The Clippers ripped off a jaw-dropping 35–4 run, opening a 47–14 lead just two minutes into the second period. Kawhi Leonard had 15 points by then. James Harden had 14. Brooklyn looked shell-shocked.
Leonard led the way with a vintage performance: 28 points, five rebounds, and two assists in just 25 minutes, shooting 9-of-17 from the field. Calm, efficient, and surgical, he never looked rushed — or needed for long.
The Clippers briefly eased off the gas late in the first half, allowing the Nets to close on an 11–2 run. But Kobe Sanders buried a buzzer-beater to restore order and send the Clippers into halftime up 68–37, a fitting exclamation point on a lopsided opening act.
What made the beatdown even more striking: this wasn’t a three-point barrage. Both teams made five triples in the first half, but the Clippers dominated everywhere else. They outscored Brooklyn 32–14 in the paint, winning with strength, movement, and physicality rather than hot shooting.
The Clippers’ lead ballooned to as many as 40 points in the second half, allowing Ty Lue to spread the minutes and still never lose control of the game. Every player on the active roster played a minimum of seven minutes.

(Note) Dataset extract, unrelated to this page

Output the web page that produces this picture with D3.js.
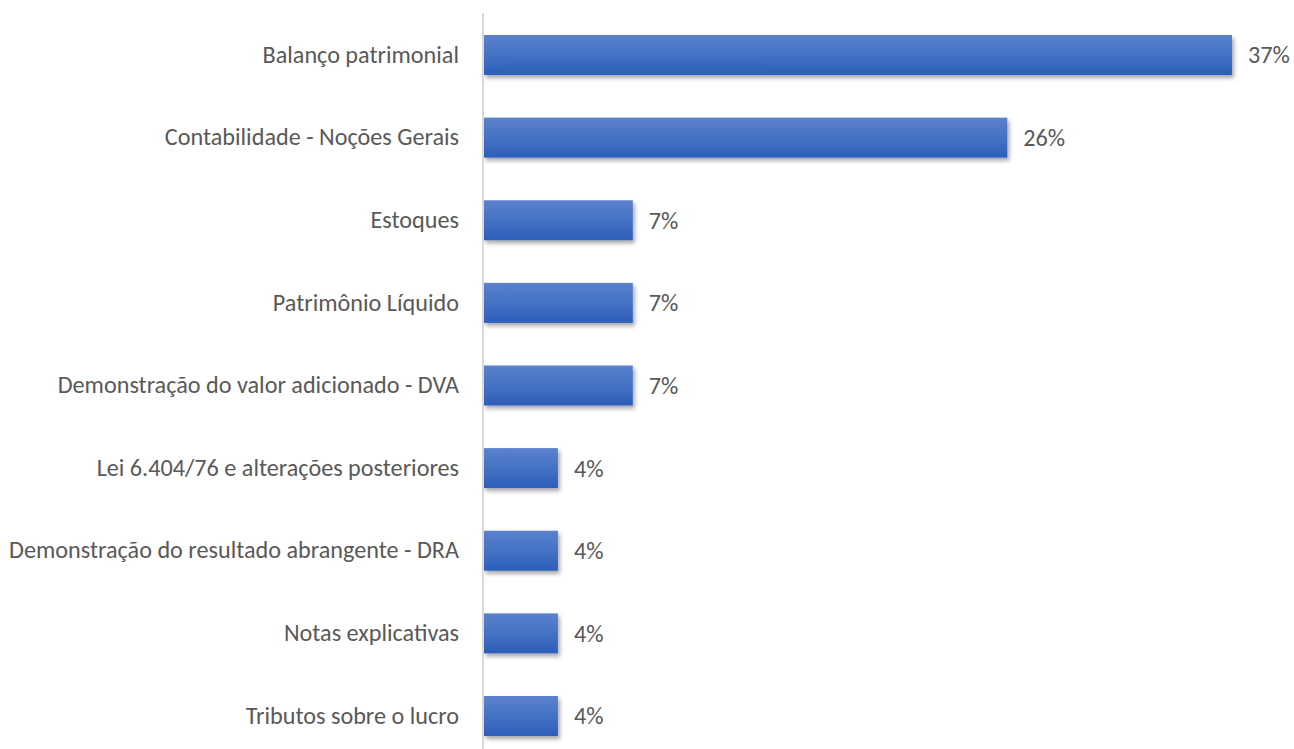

Harden finished with 19 points, six rebounds, and eight assists, repeatedly punishing mismatches and living at the free-throw line, where he went a perfect 10-for-10. Ivica Zubac added a quiet but effective double-double (11 points, 10 rebounds in 23 minutes), while John Collins chipped in 18 points on 7-of-14 shooting.
Jordan Miller provided a major spark off the bench, scoring 16 points and grabbing seven rebounds while shooting 7-of-10 from the field — the kind of depth contribution that turns good teams into dangerous ones.
Defensively, the Clippers were relentless. Brooklyn shot just 29-of-85 from the field and an ice-cold 9-of-43 (20.9%) from three. Perimeter pressure, rim protection, and consistent effort left the Nets searching for answers all night.
For Brooklyn, there weren’t many bright spots. Rookie Egor Demin was the lone starter to reach double figures. Michael Porter Jr. struggled through a 3-of-11 shooting night, including 0-for-4 from deep. Former Clipper Terrence Mann returned to Intuit Dome and managed eight points in 20 minutes — symbolic of a night that never tilted Brooklyn’s way.
Considering how ugly the start of the season was, this current stretch feels almost surreal. The Clippers didn’t just claw their way back into the play-in conversation — they’ve done it with confidence, chemistry, and increasingly dominant performances.
Sunday night wasn’t pretty basketball unless you’re a Clippers fan. For everyone else, it was uncomfortable viewing. For this team, it was a statement.
The Clippers now hit the road for a three-game trip — at Utah on Tuesday, at Denver on Friday, and at Phoenix on Sunday — before returning home to host the Philadelphia 76ers on Monday, February 2.
If they keep playing like this, that six-game gap in the standings might not feel so intimidating for much longer.